# START OF DATA TO PROCESS
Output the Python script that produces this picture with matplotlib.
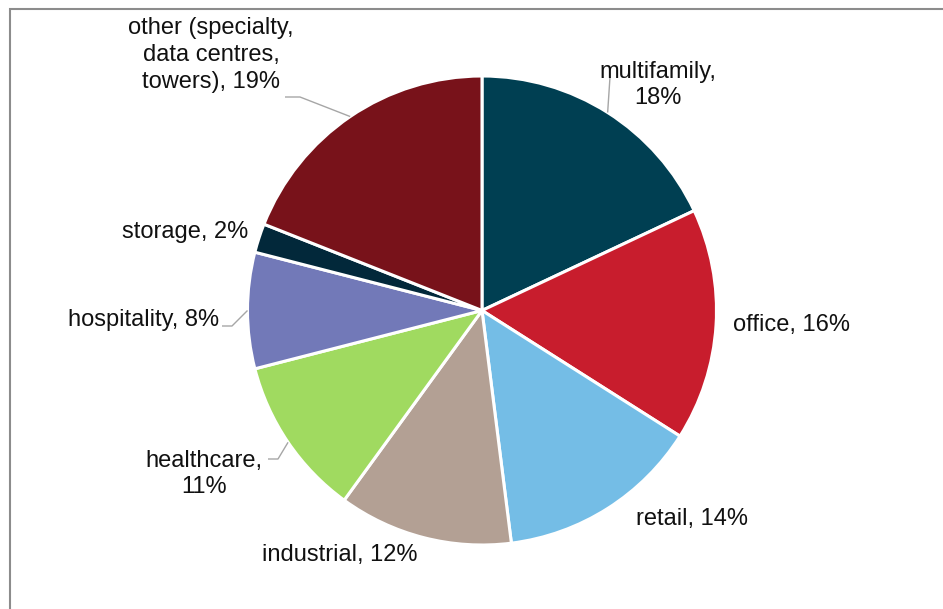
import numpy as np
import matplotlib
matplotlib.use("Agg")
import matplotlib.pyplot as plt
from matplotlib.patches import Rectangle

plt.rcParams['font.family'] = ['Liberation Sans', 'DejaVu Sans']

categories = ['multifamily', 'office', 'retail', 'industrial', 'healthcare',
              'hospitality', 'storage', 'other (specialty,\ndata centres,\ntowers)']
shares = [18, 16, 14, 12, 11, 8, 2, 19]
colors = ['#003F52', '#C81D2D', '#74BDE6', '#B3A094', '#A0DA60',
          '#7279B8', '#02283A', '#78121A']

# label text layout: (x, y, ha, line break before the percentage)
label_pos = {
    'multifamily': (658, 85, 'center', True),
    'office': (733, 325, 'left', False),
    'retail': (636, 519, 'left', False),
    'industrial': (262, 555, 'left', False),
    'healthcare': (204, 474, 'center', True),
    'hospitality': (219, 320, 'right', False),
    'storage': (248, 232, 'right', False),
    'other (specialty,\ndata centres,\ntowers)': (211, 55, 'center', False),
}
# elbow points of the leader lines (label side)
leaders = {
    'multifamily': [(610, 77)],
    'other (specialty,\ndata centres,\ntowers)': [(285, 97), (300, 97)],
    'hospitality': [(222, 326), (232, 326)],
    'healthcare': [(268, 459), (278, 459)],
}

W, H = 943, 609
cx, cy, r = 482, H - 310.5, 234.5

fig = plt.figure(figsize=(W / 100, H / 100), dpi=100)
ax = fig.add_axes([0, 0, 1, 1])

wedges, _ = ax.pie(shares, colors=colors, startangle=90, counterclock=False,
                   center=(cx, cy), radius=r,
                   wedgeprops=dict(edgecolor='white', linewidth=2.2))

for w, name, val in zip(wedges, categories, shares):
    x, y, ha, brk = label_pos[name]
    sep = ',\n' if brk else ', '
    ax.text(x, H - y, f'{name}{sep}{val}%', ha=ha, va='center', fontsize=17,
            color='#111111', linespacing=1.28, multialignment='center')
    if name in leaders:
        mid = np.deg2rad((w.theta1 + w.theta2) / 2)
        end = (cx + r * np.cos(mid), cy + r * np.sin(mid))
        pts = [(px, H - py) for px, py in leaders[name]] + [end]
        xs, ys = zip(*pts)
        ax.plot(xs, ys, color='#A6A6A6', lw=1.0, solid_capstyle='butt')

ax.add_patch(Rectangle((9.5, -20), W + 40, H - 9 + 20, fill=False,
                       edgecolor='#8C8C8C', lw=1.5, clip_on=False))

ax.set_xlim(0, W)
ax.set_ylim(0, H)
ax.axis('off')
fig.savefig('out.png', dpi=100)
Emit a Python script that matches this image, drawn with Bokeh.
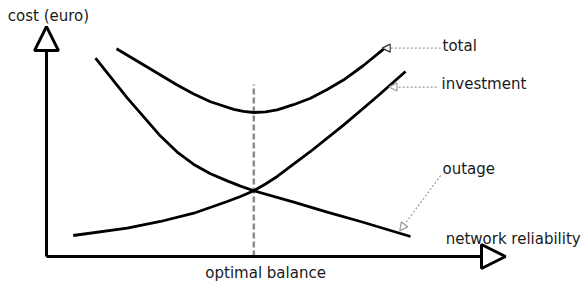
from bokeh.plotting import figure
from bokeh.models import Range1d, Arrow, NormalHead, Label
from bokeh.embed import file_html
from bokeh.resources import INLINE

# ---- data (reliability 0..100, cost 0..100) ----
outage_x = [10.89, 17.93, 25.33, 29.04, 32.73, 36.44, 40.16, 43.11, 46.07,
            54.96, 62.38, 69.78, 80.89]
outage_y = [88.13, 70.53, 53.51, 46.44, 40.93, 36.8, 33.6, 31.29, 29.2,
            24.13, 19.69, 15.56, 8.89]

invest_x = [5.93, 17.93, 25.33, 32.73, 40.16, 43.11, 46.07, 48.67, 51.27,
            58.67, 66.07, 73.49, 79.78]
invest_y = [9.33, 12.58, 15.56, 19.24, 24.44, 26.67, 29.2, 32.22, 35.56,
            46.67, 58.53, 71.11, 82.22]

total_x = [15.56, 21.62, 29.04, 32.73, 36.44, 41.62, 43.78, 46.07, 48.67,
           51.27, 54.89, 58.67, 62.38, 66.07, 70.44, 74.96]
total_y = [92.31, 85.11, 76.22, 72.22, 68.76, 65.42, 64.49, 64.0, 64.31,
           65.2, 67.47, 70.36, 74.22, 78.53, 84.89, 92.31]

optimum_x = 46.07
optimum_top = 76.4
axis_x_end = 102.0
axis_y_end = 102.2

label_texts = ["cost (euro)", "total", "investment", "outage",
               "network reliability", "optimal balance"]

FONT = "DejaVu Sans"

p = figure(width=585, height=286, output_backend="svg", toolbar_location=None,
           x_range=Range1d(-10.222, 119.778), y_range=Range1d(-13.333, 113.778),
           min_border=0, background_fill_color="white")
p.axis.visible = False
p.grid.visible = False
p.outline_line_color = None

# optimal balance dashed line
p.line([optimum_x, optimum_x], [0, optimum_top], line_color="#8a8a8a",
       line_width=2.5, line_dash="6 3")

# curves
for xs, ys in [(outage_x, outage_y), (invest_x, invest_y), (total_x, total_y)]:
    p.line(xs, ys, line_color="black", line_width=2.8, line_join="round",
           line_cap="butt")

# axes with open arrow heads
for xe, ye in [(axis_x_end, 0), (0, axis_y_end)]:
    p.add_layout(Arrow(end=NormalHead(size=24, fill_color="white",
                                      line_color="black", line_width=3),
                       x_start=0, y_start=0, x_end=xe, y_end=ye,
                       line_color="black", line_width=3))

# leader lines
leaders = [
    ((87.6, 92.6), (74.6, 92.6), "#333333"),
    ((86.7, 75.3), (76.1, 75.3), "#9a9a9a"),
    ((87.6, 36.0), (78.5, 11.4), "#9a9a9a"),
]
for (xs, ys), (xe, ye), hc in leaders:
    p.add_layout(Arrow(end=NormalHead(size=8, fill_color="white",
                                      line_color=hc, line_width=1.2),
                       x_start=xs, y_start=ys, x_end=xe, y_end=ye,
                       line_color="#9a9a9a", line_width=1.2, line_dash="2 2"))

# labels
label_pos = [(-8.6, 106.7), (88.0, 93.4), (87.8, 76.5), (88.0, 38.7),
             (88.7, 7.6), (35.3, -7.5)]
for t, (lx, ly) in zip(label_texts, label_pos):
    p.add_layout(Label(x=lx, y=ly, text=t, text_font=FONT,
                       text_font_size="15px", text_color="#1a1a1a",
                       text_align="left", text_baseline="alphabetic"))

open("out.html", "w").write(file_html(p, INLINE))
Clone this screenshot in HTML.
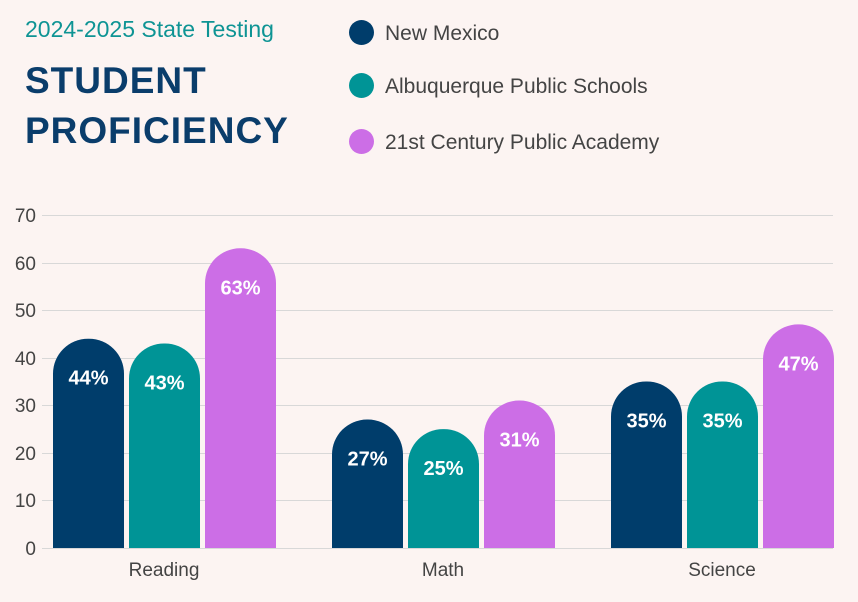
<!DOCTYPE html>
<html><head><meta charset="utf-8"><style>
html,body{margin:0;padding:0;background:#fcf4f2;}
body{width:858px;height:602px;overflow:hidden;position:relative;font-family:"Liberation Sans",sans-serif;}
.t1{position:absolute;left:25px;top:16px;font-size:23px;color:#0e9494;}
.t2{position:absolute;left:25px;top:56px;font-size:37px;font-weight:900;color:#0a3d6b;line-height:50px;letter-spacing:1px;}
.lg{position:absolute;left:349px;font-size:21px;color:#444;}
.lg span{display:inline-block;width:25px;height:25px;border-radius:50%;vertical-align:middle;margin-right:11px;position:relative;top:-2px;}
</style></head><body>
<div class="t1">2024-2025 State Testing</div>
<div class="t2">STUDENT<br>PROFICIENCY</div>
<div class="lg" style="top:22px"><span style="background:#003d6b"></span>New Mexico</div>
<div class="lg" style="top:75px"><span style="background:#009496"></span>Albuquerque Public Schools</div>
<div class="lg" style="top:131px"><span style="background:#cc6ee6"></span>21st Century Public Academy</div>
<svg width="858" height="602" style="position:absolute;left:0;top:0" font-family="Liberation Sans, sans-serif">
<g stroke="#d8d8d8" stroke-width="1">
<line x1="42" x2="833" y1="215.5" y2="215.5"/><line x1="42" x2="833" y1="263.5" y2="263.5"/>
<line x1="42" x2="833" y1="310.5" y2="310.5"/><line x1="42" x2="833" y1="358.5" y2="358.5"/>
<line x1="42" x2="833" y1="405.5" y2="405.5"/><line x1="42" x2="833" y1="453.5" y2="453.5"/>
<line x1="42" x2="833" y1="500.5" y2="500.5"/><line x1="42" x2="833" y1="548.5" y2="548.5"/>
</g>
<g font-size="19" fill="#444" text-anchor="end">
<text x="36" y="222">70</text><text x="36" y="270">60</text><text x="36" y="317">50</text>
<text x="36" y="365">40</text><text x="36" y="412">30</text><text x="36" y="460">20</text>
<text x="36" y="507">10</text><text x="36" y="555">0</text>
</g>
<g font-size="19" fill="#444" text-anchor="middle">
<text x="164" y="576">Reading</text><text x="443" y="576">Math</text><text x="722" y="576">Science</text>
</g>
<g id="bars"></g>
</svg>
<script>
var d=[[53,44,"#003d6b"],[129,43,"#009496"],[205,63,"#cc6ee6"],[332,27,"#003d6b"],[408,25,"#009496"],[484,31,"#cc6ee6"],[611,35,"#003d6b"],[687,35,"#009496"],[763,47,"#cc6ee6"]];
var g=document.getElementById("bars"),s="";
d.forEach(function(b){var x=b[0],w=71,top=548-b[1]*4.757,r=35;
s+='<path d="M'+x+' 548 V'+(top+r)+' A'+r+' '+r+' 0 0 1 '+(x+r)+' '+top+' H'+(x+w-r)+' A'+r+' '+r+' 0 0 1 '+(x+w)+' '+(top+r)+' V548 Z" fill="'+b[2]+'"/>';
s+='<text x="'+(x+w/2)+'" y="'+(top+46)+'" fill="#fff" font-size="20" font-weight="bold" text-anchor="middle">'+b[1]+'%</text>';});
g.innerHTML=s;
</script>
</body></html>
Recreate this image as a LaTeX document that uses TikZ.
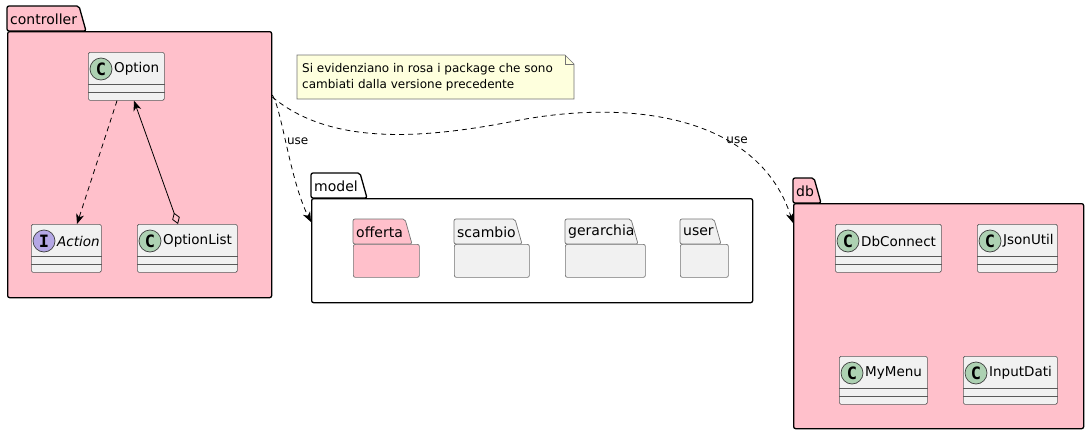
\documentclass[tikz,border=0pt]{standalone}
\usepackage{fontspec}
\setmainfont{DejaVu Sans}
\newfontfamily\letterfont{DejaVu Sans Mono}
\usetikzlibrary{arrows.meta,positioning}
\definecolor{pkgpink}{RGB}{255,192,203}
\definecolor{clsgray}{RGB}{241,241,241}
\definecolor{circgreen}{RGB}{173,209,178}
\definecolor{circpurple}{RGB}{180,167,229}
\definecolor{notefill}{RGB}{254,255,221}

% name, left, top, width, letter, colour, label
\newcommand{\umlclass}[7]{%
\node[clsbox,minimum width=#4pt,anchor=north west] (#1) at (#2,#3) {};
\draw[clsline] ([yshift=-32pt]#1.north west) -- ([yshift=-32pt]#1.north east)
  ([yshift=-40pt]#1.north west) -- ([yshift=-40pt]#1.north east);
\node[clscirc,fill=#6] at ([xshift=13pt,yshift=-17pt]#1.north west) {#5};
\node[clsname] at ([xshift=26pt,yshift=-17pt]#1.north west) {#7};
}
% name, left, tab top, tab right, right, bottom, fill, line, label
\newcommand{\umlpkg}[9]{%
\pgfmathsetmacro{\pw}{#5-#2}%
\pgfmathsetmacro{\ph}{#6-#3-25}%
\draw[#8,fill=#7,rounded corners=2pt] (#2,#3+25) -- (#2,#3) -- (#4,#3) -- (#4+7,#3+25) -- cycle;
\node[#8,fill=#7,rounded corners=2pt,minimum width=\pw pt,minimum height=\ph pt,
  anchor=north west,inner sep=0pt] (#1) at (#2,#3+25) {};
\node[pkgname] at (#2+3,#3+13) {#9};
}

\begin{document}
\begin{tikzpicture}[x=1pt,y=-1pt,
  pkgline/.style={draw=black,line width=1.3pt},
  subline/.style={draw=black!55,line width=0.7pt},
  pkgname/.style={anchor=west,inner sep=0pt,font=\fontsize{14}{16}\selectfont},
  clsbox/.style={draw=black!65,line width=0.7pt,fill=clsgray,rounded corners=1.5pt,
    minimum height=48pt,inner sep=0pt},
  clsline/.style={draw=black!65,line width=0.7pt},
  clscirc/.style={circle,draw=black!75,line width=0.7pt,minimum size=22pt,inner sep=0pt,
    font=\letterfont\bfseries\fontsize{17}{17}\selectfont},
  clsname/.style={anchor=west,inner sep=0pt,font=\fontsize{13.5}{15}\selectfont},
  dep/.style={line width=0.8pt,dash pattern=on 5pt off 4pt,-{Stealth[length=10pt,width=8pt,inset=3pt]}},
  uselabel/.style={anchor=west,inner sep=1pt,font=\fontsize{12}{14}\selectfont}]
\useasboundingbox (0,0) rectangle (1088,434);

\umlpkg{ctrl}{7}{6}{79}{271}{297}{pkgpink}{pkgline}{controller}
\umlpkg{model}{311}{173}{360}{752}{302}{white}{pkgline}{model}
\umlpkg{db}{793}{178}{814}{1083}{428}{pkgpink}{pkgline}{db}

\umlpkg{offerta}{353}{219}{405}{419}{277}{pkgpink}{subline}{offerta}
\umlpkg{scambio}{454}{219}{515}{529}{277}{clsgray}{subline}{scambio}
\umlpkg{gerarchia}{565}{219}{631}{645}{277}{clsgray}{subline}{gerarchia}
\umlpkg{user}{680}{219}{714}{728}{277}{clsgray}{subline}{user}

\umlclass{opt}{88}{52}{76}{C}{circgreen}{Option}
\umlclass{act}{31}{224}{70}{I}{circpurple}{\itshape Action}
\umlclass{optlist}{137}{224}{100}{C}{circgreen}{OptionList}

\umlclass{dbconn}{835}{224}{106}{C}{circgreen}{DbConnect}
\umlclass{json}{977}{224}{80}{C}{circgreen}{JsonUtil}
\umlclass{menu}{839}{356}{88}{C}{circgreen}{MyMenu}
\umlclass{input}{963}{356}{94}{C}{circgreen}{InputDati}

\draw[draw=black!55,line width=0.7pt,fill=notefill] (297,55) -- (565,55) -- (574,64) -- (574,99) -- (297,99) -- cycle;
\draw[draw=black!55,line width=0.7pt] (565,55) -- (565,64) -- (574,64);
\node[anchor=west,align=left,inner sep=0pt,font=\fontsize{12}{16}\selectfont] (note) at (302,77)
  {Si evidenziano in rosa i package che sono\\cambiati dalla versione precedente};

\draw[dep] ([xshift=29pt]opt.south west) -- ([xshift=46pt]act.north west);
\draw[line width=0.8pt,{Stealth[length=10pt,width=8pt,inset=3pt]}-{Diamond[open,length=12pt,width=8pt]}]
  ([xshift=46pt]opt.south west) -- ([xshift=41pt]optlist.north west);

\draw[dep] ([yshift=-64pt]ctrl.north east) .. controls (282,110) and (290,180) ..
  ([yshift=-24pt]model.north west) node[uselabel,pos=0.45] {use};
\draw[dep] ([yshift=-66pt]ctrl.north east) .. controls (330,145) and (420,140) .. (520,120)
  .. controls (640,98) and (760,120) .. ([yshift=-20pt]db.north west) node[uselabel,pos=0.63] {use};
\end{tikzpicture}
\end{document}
# END OF DATA TO PROCESS
THE REQUEST: Leave out any pictures and return exactly the lines from the beginning of the data through the line with "plt.rcParams['font.family'] = ['Liberation", inclusive.

RESPONSE TO THIS TASK:
Output the Python script that produces this picture with matplotlib.
import numpy as np
import matplotlib
matplotlib.use("Agg")
import matplotlib.pyplot as plt
from matplotlib.patches import Rectangle

plt.rcParams['font.family'] = ['Liberation Sans', 'DejaVu Sans']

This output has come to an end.